Because of such speed and ease of service, we probably don't give a second's thought to making a long distance or international call. We just do it and it happens - as it by magic. It's easier than ever before to make an international call and the figures reflect this: 20 years ago, around 200 million international calls were made annually from the USA. That's changed now to over six billion.

But how does international calling actually work?

Well, it's certainly changed from how it used to be. Once upon a time, human operators manning the local phone company's office would manage a switchboard, which was essentially a collection of sockets. There was one socket for each phone in town. When a call was placed the light above your phone's socket would turn on, the operator would plug a jack into the socket and ask the caller who you wanted to talk to. The operator would then plug the jack into the receiving party's socket and talk to the person who answered. A wire between the two jacks would connect the caller and recipient together.
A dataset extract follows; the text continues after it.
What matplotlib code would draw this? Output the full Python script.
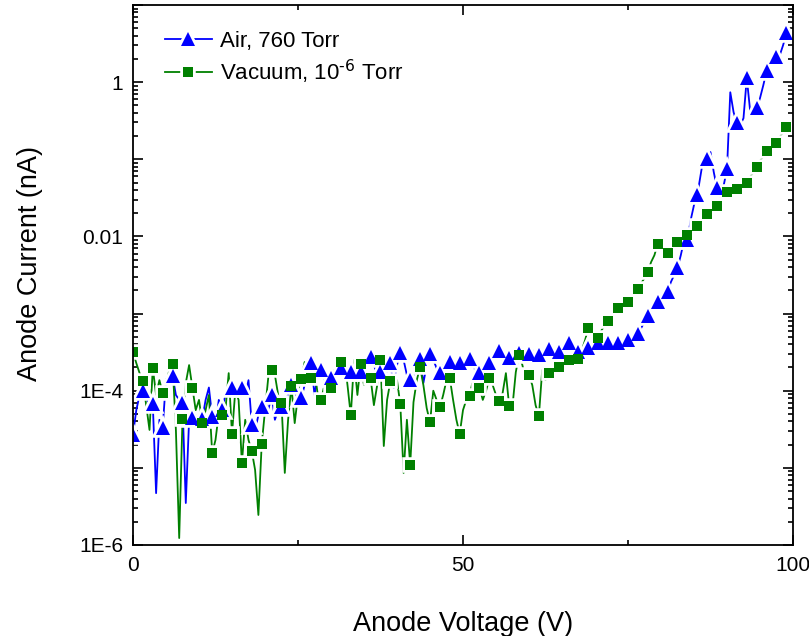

For long distance calls via the same system the phone company would add lines to enable connection to a long distance office.

The next stage in development was to remove the physical operator with a mechanical switch; computers would create the connections and also the billing records. Physical wires still made the connections between towns. Area codes were used and the computers were able to use these numbers to identify where the calls needed to go.

Basically, that system is still in place today but there is a fundamental change. Offices are no longer connected by physical wires - fibre-optic cables are used instead. These are long, thin strands of very pure glass, around the diameter of a human hair, and they carry a digitised version of your voice.

When a long distance call is placed the switch in the local office (now automated, of course, no longer monitored by a person) accesses a database that has a record of every phone number. The database contains a PIC code (Primary Interchange Carrier) which shows which long distance carrier the caller has chosen. The switch looks up the PIC code, connects to a long distance switch for your long distance carrier, and that routes the call to the local carrier for the person you are calling. That person's local carrier completes the call.

The reason international dialling codes are so lengthy is that each set of digits is required to route the call correctly. You need your country's exit code, plus the country code of the country you wish to call, plus the area code and then the local telephone number. For example, if you're in the UK and calling LA, in California, USA, you first dial 00, which is the UK's exit code. Then 1, which is the country code for the USA, then 323, the area code for Los Angeles. Then the personal phone number of whoever you are calling.

It might sound a long-winded process, but of course, it is not. It all happens within a second - an amazing journey of technology which allows us to speak to anyone in the world as if they were standing right next to us.